Exercise details :: Write out all lines holding the word "page".

Material supplied ::
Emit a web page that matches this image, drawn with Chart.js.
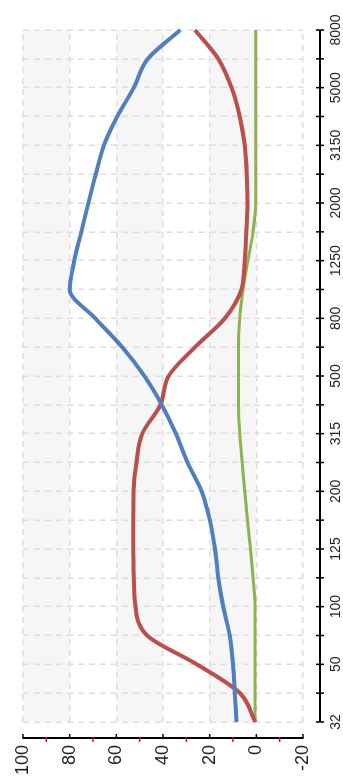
<!DOCTYPE html>
<html>
<head>
<meta charset="utf-8">
<script src="https://cdn.jsdelivr.net/npm/chart.js@4/dist/chart.umd.min.js"></script>
<style>
  html, body { margin: 0; padding: 0; background: #fff; overflow: hidden; }
  body { width: 343px; height: 778px; position: relative; }
  #wrap { position: absolute; left: 0; top: 0; width: 778px; height: 343px;
          transform-origin: 0 0; transform: translateY(778px) rotate(-90deg); }
</style>
</head>
<body>
<div id="wrap"><canvas id="c" width="778" height="343"></canvas></div>
<script>
// Tick labels of the 1/3-octave frequency axis (as printed; blank = unlabelled tick)
const tickLabels = ['32','','50','','100','','125','','200','','315','','500','','800','','1250','','2000','','3150','','5000','','8000'];
// Series values, one per frequency band
const seriesBlue  = [8.5, 9.2, 10, 11.4, 14.2, 16.3, 17.7, 19.9, 23.4, 29.5, 34.5, 40.5, 48, 57.5, 69, 80, 78, 75, 72, 68.8, 65.3, 59.6, 52.5, 46.5, 32.6];
const seriesRed   = [0.5, 7, 25.5, 46.8, 51.8, 52.5, 52.8, 52.8, 52.6, 51.4, 48.9, 41.1, 37.6, 26.3, 13.5, 6.4, 5, 4.3, 3.8, 4.1, 5, 7.1, 10.6, 16.3, 26.3];
const seriesGreen = [0.6, 0.6, 0.6, 0.6, 0.6, 1.4, 2.5, 3.8, 5, 6, 7.1, 7.6, 7.6, 7.6, 7.1, 5.7, 3.6, 1.4, 0.3, 0.3, 0.3, 0.3, 0.3, 0.3, 0.3];
// Value axis
const valueMin = -20, valueMax = 100, valueStep = 20;

const bandPlugin = {
  id: 'bands',
  beforeDraw(chart) {
    const {ctx, chartArea: a, scales: {y}} = chart;
    ctx.save();
    ctx.fillStyle = '#ffffff';
    ctx.fillRect(0, 0, chart.width, chart.height);
    ctx.fillStyle = '#f6f6f6';
    for (let v = valueMax; v > valueMin; v -= 2 * valueStep) {
      const t = y.getPixelForValue(v), b = y.getPixelForValue(v - valueStep);
      ctx.fillRect(a.left, t, a.right - a.left, b - t);
    }
    ctx.restore();
  }
};

const axisPlugin = {
  id: 'axes',
  afterDraw(chart) {
    const {ctx, chartArea: a, scales: {x, y}} = chart;
    ctx.save();
    ctx.strokeStyle = '#000';
    ctx.lineWidth = 2;
    // category axis, offset below the plot
    const ay = a.bottom + 17;
    ctx.beginPath();
    ctx.moveTo(x.getPixelForValue(0), ay);
    ctx.lineTo(x.getPixelForValue(tickLabels.length - 1), ay);
    ctx.stroke();
    ctx.lineWidth = 1.5;
    for (let i = 0; i < tickLabels.length; i++) {
      const px = x.getPixelForValue(i);
      ctx.beginPath(); ctx.moveTo(px, ay - 4); ctx.lineTo(px, ay + 4); ctx.stroke();
    }
    // value axis, offset left of the plot
    const ax = a.left - 16;
    ctx.lineWidth = 2;
    ctx.beginPath();
    ctx.moveTo(ax, y.getPixelForValue(valueMax));
    ctx.lineTo(ax, y.getPixelForValue(valueMin));
    ctx.stroke();
    ctx.lineWidth = 1.5;
    for (let v = valueMin; v <= valueMax; v += valueStep) {
      const py = y.getPixelForValue(v);
      ctx.strokeStyle = '#000';
      ctx.beginPath(); ctx.moveTo(ax - 1, py); ctx.lineTo(ax + 4, py); ctx.stroke();
      if (v < valueMax) {
        const pm = y.getPixelForValue(v + valueStep / 2);
        ctx.strokeStyle = '#ff0000';
        ctx.beginPath(); ctx.moveTo(ax - 4, pm); ctx.lineTo(ax + 1, pm); ctx.stroke();
      }
    }
    ctx.restore();
  }
};

new Chart(document.getElementById('c'), {
  type: 'line',
  data: {
    labels: tickLabels,
    datasets: [
      { data: seriesBlue,  borderColor: '#4F7FBC', borderWidth: 4 },
      { data: seriesRed,   borderColor: '#BA4F4C', borderWidth: 4 },
      { data: seriesGreen, borderColor: '#8DB350', borderWidth: 3 }
    ]
  },
  options: {
    responsive: false,
    animation: false,
    events: [],
    layout: { padding: { top: 23, right: 30, left: 0, bottom: 0 } },
    elements: { point: { radius: 0 }, line: { cubicInterpolationMode: 'monotone' } },
    plugins: { legend: { display: false }, tooltip: { enabled: false } },
    scales: {
      x: {
        type: 'category',
        offset: false,
        grid: { color: '#dedede', lineWidth: 1.5, drawTicks: true, tickLength: 25, tickColor: 'rgba(0,0,0,0)' },
        border: { display: false, dash: [6, 5] },
        ticks: { autoSkip: false, maxRotation: 0, minRotation: 0, padding: 0,
                 color: '#222', font: { family: 'Liberation Sans', size: 14 } },
        afterFit(s) { s.height = 40; }
      },
      y: {
        min: valueMin, max: valueMax,
        grid: { color: '#dedede', lineWidth: 1.5, drawTicks: true, tickLength: 23, tickColor: 'rgba(0,0,0,0)' },
        border: { display: false, dash: [6, 5] },
        ticks: { stepSize: valueStep, padding: 0, color: '#222',
                 font: { family: 'Liberation Sans', size: 18 } },
        afterFit(s) { s.width = 56; }
      }
    }
  },
  plugins: [bandPlugin, axisPlugin]
});
</script>
</body>
</html>
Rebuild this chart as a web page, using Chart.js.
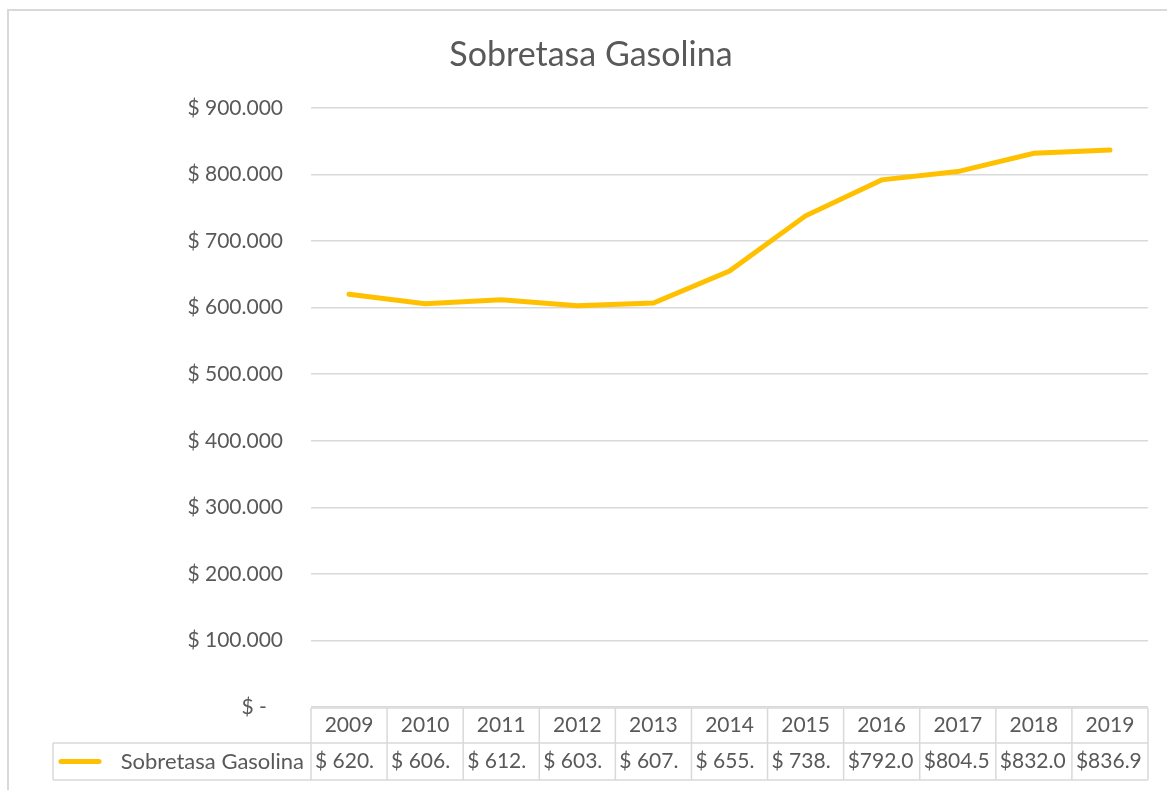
<!DOCTYPE html>
<html>
<head>
<meta charset="utf-8">
<script src="https://cdn.jsdelivr.net/npm/chart.js@4.4.0/dist/chart.umd.min.js"></script>
<style>
  body { margin: 0; background: #fff; }
  canvas { display: block; }
</style>
</head>
<body>
<canvas id="c" width="1167" height="790"></canvas>
<script>
var years = ['2009','2010','2011','2012','2013','2014','2015','2016','2017','2018','2019'];
var sobretasa = [620000, 606000, 612000, 603000, 607000, 655000, 738000, 792000, 804500, 832000, 836900];
// lo que alcanza a verse en cada celda de la tabla
var cellText = ['$ 620.', '$ 606.', '$ 612.', '$ 603.', '$ 607.', '$ 655.', '$ 738.', '$792.0', '$804.5', '$832.0', '$836.9'];
var seriesName = 'Sobretasa Gasolina';

var gray = '#595959';
var gridGray = '#d9d9d9';
var gold = '#FFC000';
var fontFam = 'Lato, "Open Sans", sans-serif';

function money(v){
    if(v === 0) return '$ -   ';
    return '$ ' + v.toString().replace(/\B(?=(\d{3})+(?!\d))/g, '.');
}

var frame = {
    id: 'frame',
    beforeDraw: function(chart){
        var ctx = chart.ctx;
        ctx.save();
        ctx.fillStyle = '#fff';
        ctx.fillRect(0, 0, chart.width, chart.height);
        ctx.strokeStyle = gridGray;
        ctx.lineWidth = 2;
        ctx.beginPath();
        ctx.moveTo(7, 10); ctx.lineTo(chart.width, 10);
        ctx.moveTo(8, 10); ctx.lineTo(8, chart.height);
        ctx.stroke();
        // titulo
        ctx.fillStyle = gray;
        ctx.font = '34px ' + fontFam;
        ctx.textAlign = 'center';
        ctx.textBaseline = 'middle';
        ctx.fillText(seriesName, 591, 55);
        ctx.restore();
    }
};

var dataTable = {
    id: 'dataTable',
    afterDraw: function(chart){
        var ctx = chart.ctx;
        var x = chart.scales.x;
        var area = chart.chartArea;
        var n = years.length;
        var cw = (area.right - area.left) / n;
        var top = area.bottom + 1;
        var mid = top + 35;
        var bot = mid + 37;
        var labelLeft = 53;

        ctx.save();
        ctx.strokeStyle = gridGray;
        ctx.lineWidth = 1.5;
        ctx.beginPath();
        ctx.moveTo(area.left, top); ctx.lineTo(area.right, top);
        ctx.moveTo(labelLeft, mid); ctx.lineTo(area.right, mid);
        ctx.moveTo(labelLeft, bot); ctx.lineTo(area.right, bot);
        ctx.moveTo(labelLeft, mid); ctx.lineTo(labelLeft, bot);
        for(var i=0; i<=n; i++){
            var bx = area.left + i*cw;
            ctx.moveTo(bx, top); ctx.lineTo(bx, bot);
        }
        ctx.stroke();

        ctx.fillStyle = gray;
        ctx.font = '21px ' + fontFam;
        ctx.textBaseline = 'middle';
        for(var j=0; j<n; j++){
            var cx = x.getPixelForValue(j);
            ctx.textAlign = 'center';
            ctx.fillText(years[j], cx, (top+mid)/2);
            ctx.textAlign = 'left';
            ctx.fillText(cellText[j], cx - cw/2 + 4, (mid+bot)/2);
        }

        // clave de la leyenda
        ctx.font = '22px ' + fontFam;
        ctx.textAlign = 'right';
        ctx.fillText(seriesName, area.left - 7, (mid+bot)/2);
        ctx.strokeStyle = gold;
        ctx.lineWidth = 5;
        ctx.lineCap = 'round';
        ctx.beginPath();
        ctx.moveTo(61, (mid+bot)/2); ctx.lineTo(99, (mid+bot)/2);
        ctx.stroke();
        ctx.restore();
    }
};

var myChart = new Chart(document.getElementById('c'), {
    type: 'line',
    data: {
        labels: years,
        datasets: [{
            label: seriesName,
            data: sobretasa,
            borderColor: gold,
            backgroundColor: gold,
            borderWidth: 5,
            borderCapStyle: 'round',
            borderJoinStyle: 'miter',
            pointRadius: 0,
            tension: 0
        }]
    },
    options: {
        responsive: false,
        animation: false,
        layout: { padding: { top: 108, right: 19, bottom: 83, left: 0 } },
        plugins: {
            legend: { display: false },
            title: { display: false },
            tooltip: { enabled: false }
        },
        scales: {
            x: {
                display: false,
                offset: true
            },
            y: {
                min: 0,
                max: 900000,
                afterFit: function(s){ s.width = 311; },
                border: { display: false },
                grid: { color: gridGray, lineWidth: 1.5, drawTicks: false },
                ticks: {
                    stepSize: 100000,
                    padding: 28,
                    color: gray,
                    font: { family: fontFam, size: 21 },
                    callback: function(v){ return money(v); }
                }
            }
        }
    },
    plugins: [frame, dataTable]
});
</script>
</body>
</html>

Result for this task ::
Emit a web page that matches this image, drawn with Chart.js.
Rebuild this chart as a web page, using Chart.js.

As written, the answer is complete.